If this is your situation, may not make sense to worry about converting the LLC to LLC-S.
Hi @Lucky B.
1. IF, you needed to elect an S-corp classification you would submit Form 8832.
2. This question is hard to answer for your specific situation without knowing how much you earn on your regular job. @Dave Toelkes did a good job with his explanation.
3. The short and simple answer is No. You will transfer the property to the LLC, make the proper adjustments on the books for the initial asset recording then continue to depreciate for the remaining useful life.
@Senica Evans you may want to double check the forms you are recommending.
@Lucky B. If you are an LLC with a single member, you are by default classified as a sole proprietorship for federal tax purposes, and as such, there is no need to file Form 8832. Rather, you can make an S election by filing Form 2553. Moreover, if you elect to be taxed as a corporation on Form 8832, you are electing to be taxed as a C-Corp, not an S-Corp, and further reporting requirements would be involved to elect S-Corp status.

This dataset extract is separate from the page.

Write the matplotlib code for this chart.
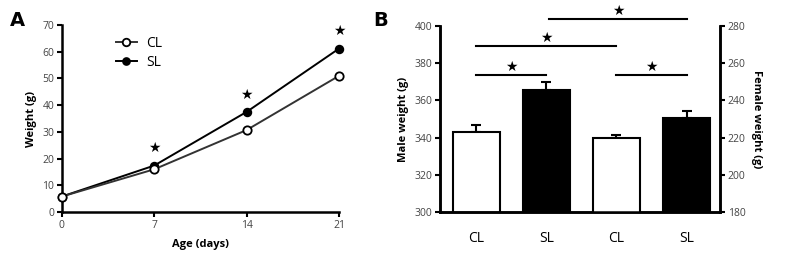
import numpy as np
import matplotlib.pyplot as plt

# panel A data
days = [0, 7, 14, 21]
cl_weight = [5.8, 16.0, 30.7, 51.0]
sl_weight = [5.8, 17.4, 37.5, 61.2]
star_days = [7, 14, 21]

# panel B data
groups = ["CL", "SL", "CL", "SL"]
male_mean = [343, 365.6]
male_err = [3.5, 4.5]
female_mean = [219.6, 230.4]
female_err = [1.5, 4.0]
# significance bars: (start, end, height on male axis)
sig_pairs = [(0, 1, 373.7), (0, 2, 389.0), (1.04, 3, 403.6), (2, 3, 373.7)]

plt.rcParams['font.family'] = ['Open Sans', 'DejaVu Sans']

fig = plt.figure(figsize=(7.94, 2.64), dpi=100)

# ---- panel A
ax1 = fig.add_axes([0.078, 0.197, 0.349, 0.708])
ax1.plot(days, sl_weight, '-o', color='black', lw=1.4, ms=5.5, mfc='black', mew=1.3,
         label='SL', clip_on=False, zorder=3)
ax1.plot(days, cl_weight, '-o', color='#333333', lw=1.4, ms=6, mfc='white', mec='black',
         mew=1.3, label='CL', clip_on=False, zorder=4)
for d in star_days:
    y = sl_weight[days.index(d)]
    ax1.text(d, y + 6.5, '\u2605', ha='center', va='center', fontsize=10, family='DejaVu Sans')
ax1.set_xlim(0, 21)
ax1.set_ylim(0, 70)
ax1.set_xticks(days)
ax1.set_yticks(np.arange(0, 71, 10))
ax1.set_xlabel('Age (days)', fontsize=8, fontweight='bold', labelpad=6)
ax1.set_ylabel('Weight (g)', fontsize=8, fontweight='bold', labelpad=4)
h, l = ax1.get_legend_handles_labels()
ax1.legend(h[::-1], l[::-1], loc='upper left', bbox_to_anchor=(0.15, 1.01), frameon=False,
           fontsize=10, handlelength=1.5, handletextpad=0.7, labelspacing=0.3, markerscale=0.9)
for s in ['top', 'right']:
    ax1.spines[s].set_visible(False)
for s in ['left', 'bottom']:
    ax1.spines[s].set_linewidth(1.8)
ax1.tick_params(labelsize=7.5, width=1.5, length=3.5, pad=2, colors='black')
ax1.tick_params(labelcolor='#444444')
fig.text(0.012, 0.96, 'A', fontsize=14, fontweight='bold', va='top', family='DejaVu Sans')

# ---- panel B
ax2 = fig.add_axes([0.554, 0.197, 0.353, 0.705])
ax3 = ax2.twinx()
x = np.arange(4)
w = 0.67
ax2.bar(x[:2], male_mean, w, color=['white', 'black'], edgecolor='black', lw=1.5, zorder=2)
ax2.errorbar(x[:2], male_mean, yerr=[[0, 0], male_err], fmt='none', ecolor='black',
             elinewidth=1.5, capsize=3.5, capthick=1.5, zorder=1)
ax3.bar(x[2:], female_mean, w, color=['white', 'black'], edgecolor='black', lw=1.5, zorder=2)
ax3.errorbar(x[2:], female_mean, yerr=[[0, 0], female_err], fmt='none', ecolor='black',
             elinewidth=1.5, capsize=3.5, capthick=1.5, zorder=1)
ax2.set_xlim(-0.52, 3.48)
ax2.set_ylim(300, 400)
ax3.set_ylim(180, 280)
ax2.set_yticks(np.arange(300, 401, 20))
ax3.set_yticks(np.arange(180, 281, 20))
ax2.set_xticks(x)
ax2.set_xticklabels(groups, fontsize=10)
ax2.tick_params(axis='x', length=0, pad=14)
ax2.tick_params(axis='y', labelsize=7.5, width=1.5, length=3.5, pad=2, labelcolor='#444444')
ax3.tick_params(axis='y', labelsize=7.5, width=1.5, length=3.5, pad=2, labelcolor='#444444')
ax2.set_ylabel('Male weight (g)', fontsize=8, fontweight='bold', labelpad=4)
ax3.set_ylabel('Female weight (g)', fontsize=8, fontweight='bold', rotation=270, labelpad=12)
for a in (ax2, ax3):
    a.spines['top'].set_visible(False)
    for s in ['left', 'right', 'bottom']:
        a.spines[s].set_linewidth(1.8)
for x0, x1, yy in sig_pairs:
    ax2.plot([x0, x1], [yy, yy], color='black', lw=1.5, clip_on=False)
    ax2.text((x0 + x1) / 2, yy + 4.5, '\u2605', ha='center', va='center', fontsize=10,
             family='DejaVu Sans', clip_on=False)
fig.text(0.470, 0.96, 'B', fontsize=14, fontweight='bold', va='top', family='DejaVu Sans')

fig.savefig('out.png', dpi=100)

You need to file Form 2553 within 75 days of the beginning of the entity's tax (fiscal) year, otherwise a late filing in the current year will be effective for the following tax year.
So when did you establish your LLC?
Thanks @Brandon Hall , I was mistaken in saying Form 8832 when it is in fact Form 2553. For a C-Corporation classification, Form 8832 would be used while an S-Corporation classification would use Form 2553.
Guess I shouldn't be posting at 5:30 in the morning.